While I wouldn’t have directly identified my desire to “put myself out there” as a means to avoid a Lovecraftian road to madness, I did realize that if I didn’t put in the work to broaden my network of BFFs, my life would feel significantly lonelier. Did I, too, not yearn for game nights? Or people I could watch reality TV with in reality and outside of group text?
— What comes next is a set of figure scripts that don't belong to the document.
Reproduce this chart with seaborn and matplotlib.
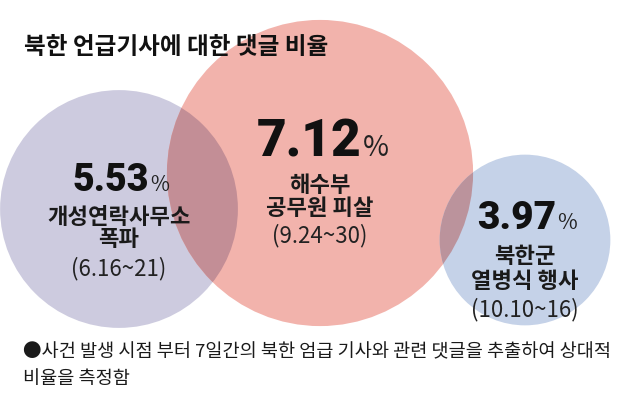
import matplotlib
matplotlib.use("Agg")
import matplotlib.pyplot as plt
from matplotlib.patches import Circle
import seaborn as sns
import numpy as np

sns.set_theme(style="white")
plt.rcParams['font.family'] = ['Noto Sans CJK KR', 'DejaVu Sans']

# ---- data ----
events = [["개성연락사무소", "폭파"], ["해수부", "공무원 피살"], ["북한군", "열병식 행사"]]
periods = ["(6.16~21)", "(9.24~30)", "(10.10~16)"]
ratios = [5.53, 7.12, 3.97]
title = "북한 언급기사에 대한 댓글 비율"
note = ["●사건 발생 시점 부터 7일간의 북한 엄급 기사와 관련 댓글을 추출하여 상대적",
        "비율을 측정함"]

# ---- layout / style ----
centers = [(119, 210), (320, 174), (525, 241)]
px_per_unit = 21.5
colors = ["#cdcbdf", "#f2b3ac", "#c5d2e8"]
num_sizes = [27, 37, 28]
num_y = [181, 143, 219]
lab_y = [(218, 240), (186, 209), (257, 282)]
per_y = [269, 236, 310]
junction = [149, 362, 556]

fig = plt.figure(figsize=(6.4, 4.1), dpi=100)
ax = fig.add_axes([0, 0, 1, 1])
ax.set_xlim(0, 640)
ax.set_ylim(410, 0)
ax.set_aspect("equal")
ax.axis("off")
fig.patch.set_facecolor("white")

def hex2rgb(h):
    return np.array([int(h[i:i + 2], 16) for i in (1, 3, 5)]) / 255.0

for (cx, cy), v, c in zip(centers, ratios, colors):
    ax.add_patch(Circle((cx, cy), v * px_per_unit, facecolor=c, edgecolor="none", zorder=1))

# overlaps drawn with multiplied colour, clipped to the other circle
for a, b in [(0, 1), (1, 2)]:
    mult = hex2rgb(colors[a]) * hex2rgb(colors[b])
    ov = Circle(centers[a], ratios[a] * px_per_unit, facecolor=mult, edgecolor="none", zorder=2)
    ax.add_patch(ov)
    clip = Circle(centers[b], ratios[b] * px_per_unit, transform=ax.transData)
    ov.set_clip_path(clip)

# title
ax.text(24, 47, title, fontsize=17, fontweight="black", color="#111111",
        ha="left", va="center", zorder=5)

numfam = ['Roboto', 'Lato', 'DejaVu Sans']
for i in range(3):
    cx = centers[i][0]
    ax.text(junction[i], num_y[i], f"{ratios[i]:.2f}", fontsize=num_sizes[i],
            fontweight="black", family=numfam, color="#111111",
            ha="right", va="center", zorder=5)
    ax.text(junction[i] + 1, num_y[i] + num_sizes[i] * 0.14, "%",
            fontsize=num_sizes[i] * 0.55, family=['Noto Sans CJK KR', 'DejaVu Sans'],
            color="#222222", ha="left", va="center", zorder=5)
    for line, ly in zip(events[i], lab_y[i]):
        ax.text(cx, ly, line, fontsize=16, fontweight="bold",
                color="#1a1a1a", ha="center", va="center", zorder=5)
    ax.text(cx, per_y[i], periods[i], fontsize=16, color="#222222",
            ha="center", va="center", zorder=5)

for line, ly in zip(note, [352, 379]):
    ax.text(23, ly, line, fontsize=13.4, color="#1a1a1a", ha="left", va="center", zorder=5)

fig.savefig("out.png", dpi=100, facecolor="white")
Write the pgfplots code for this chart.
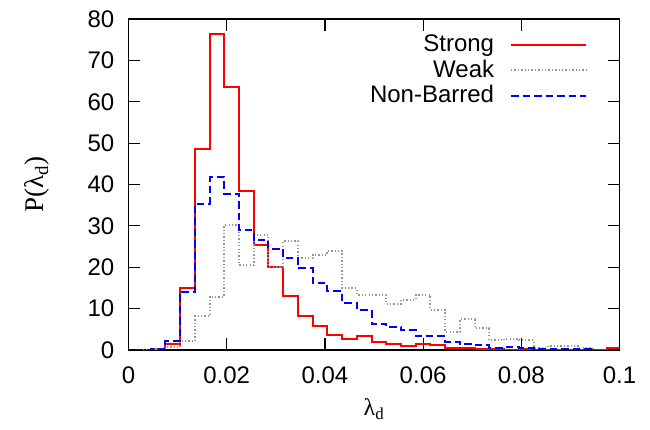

I mined RISD continuing ed classes, AS220 workshops, gyms, book groups, trivia nights and friends of friends. I tried reconnecting with cousins. I wondered if my own hobbies and interests were inherently anti-social, and therefore unworthy. (The spiraling-out phase, familiar to anyone who has spent too long on the dating scene.) When out of the blue, Alison asked if I wanted to get together for breakfast one day, I was elated. Clearly the consistent compliments on her accessories, coupled with getting to class early so I could sit near her and offer to share my bag of pretzels, had paid off.

Our breakfast went well and Alison and I hung out a few more times. She even invited me to meet her kids (huge), but in the end it turned out we were more second-tier buddies who got together for structured activities than the type of friends who would plan a vacation together. The initial spark of friend chemistry began to flicker, if not fade.

As I met new people, I appreciated the worth in these relationships and one activity at a time, my life felt fuller. I was playing the field and being rewarded with thoughtful, interesting people. I couldn’t manifest that “the one” would appear, but I had to trust there were plenty of fish.